Тютчев, творчество которого формировалось в лоне романтического направления, в середине XIX в. вплотную подошел к пониманию "человека, стоящего перед лицом исторических потрясении", [32] поэтически выразил психологию активного, сознательно несущего свою историческую миссию современного человека. Таким образом, он решал художественные задачи, которые в той или другой форме занимали писателей-реалистов его времени.

Обстоятельства личной жизни Тютчева содействовали развитию этой линии его творчества. Поэт стал участником современной драмы, глубоко потрясшей его. Тютчев был человек бурных чувств и страстей.

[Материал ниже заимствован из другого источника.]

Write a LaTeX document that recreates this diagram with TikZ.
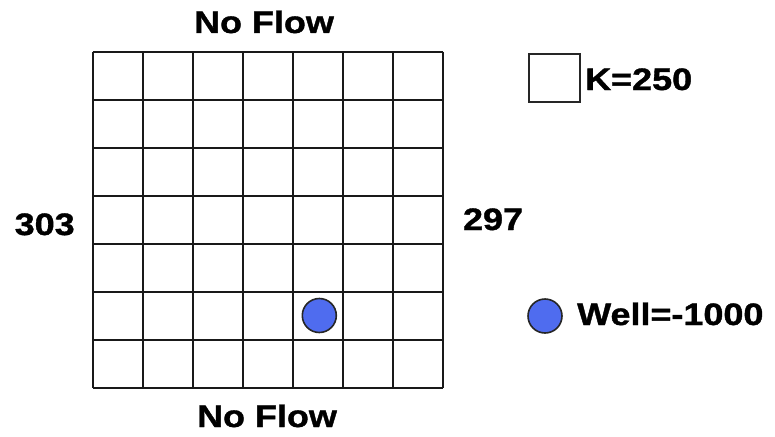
\documentclass[tikz,border=0pt]{standalone}
\usepackage{fontspec}
\newfontfamily\lab[FakeStretch=1.16,FakeBold=1.2]{Liberation Sans}
\definecolor{wellblue}{RGB}{79,108,239}
\tikzset{
  lbl/.style={font=\lab\bfseries\fontsize{31}{31}\selectfont, inner sep=0pt, anchor=base},
  gridline/.style={line width=2pt, black!90},
  wellmark/.style={circle, draw=black!85, line width=1.6pt, fill=wellblue, minimum size=34pt, inner sep=0pt},
  keybox/.style={draw=black!85, line width=1.6pt, fill=white, minimum width=51pt, minimum height=48pt, inner sep=0pt}
}
\begin{document}
\begin{tikzpicture}[x=1pt,y=-1pt]
\useasboundingbox (0,0) rectangle (775,436);
% grid
\foreach \i in {0,...,7} {
  \draw[gridline] ({92.7+50.09*\i},51.7) -- ({92.7+50.09*\i},388.3);
  \draw[gridline] (92.7,{51.7+48.09*\i}) -- (443.3,{51.7+48.09*\i});
}
\node[wellmark] (well) at (319.3,315.5) {};
% labels
\node[lbl] (top) at (264,33) {No Flow};
\node[lbl] (bottom) at (267,427) {No Flow};
\node[lbl] (left) at (44.7,235) {303};
\node[lbl] (right) at (493,230) {297};
% legend
\node[keybox] (kbox) at (554.5,78) {};
\node[lbl, anchor=base west] (ktext) at (585,90) {K=250};
\node[wellmark] (wkey) at (545,316) {};
\node[lbl, anchor=base west] (wtext) at (577,325) {Well=-1000};
\end{tikzpicture}
\end{document}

Уже ранние его стихотворения, посвященные любви, поражают силой и откровенностью выражения страсти.

Если Пушкин в своей любовной лирике неизменно провозглашает как высшее проявление эмоции целомудренное, "очищенное" гуманностью чувство, Тютчев глубоко человечную сущность любви раскрывает через изображение губительной, внутренне конфликтной, роковой страсти.

Интересный параллелизм и контрастность можно отметить в стихотворениях Пушкина "Ее глаза" и Тютчева "Люблю глаза твои, мой друг...".

Потупит их с улыбкой Леля

В них скромных граций торжество;

Поднимет - ангел Рафаэля

Так созерцает божество.

Этими стихами Пушкин определяет очарование глаз любимой женщины.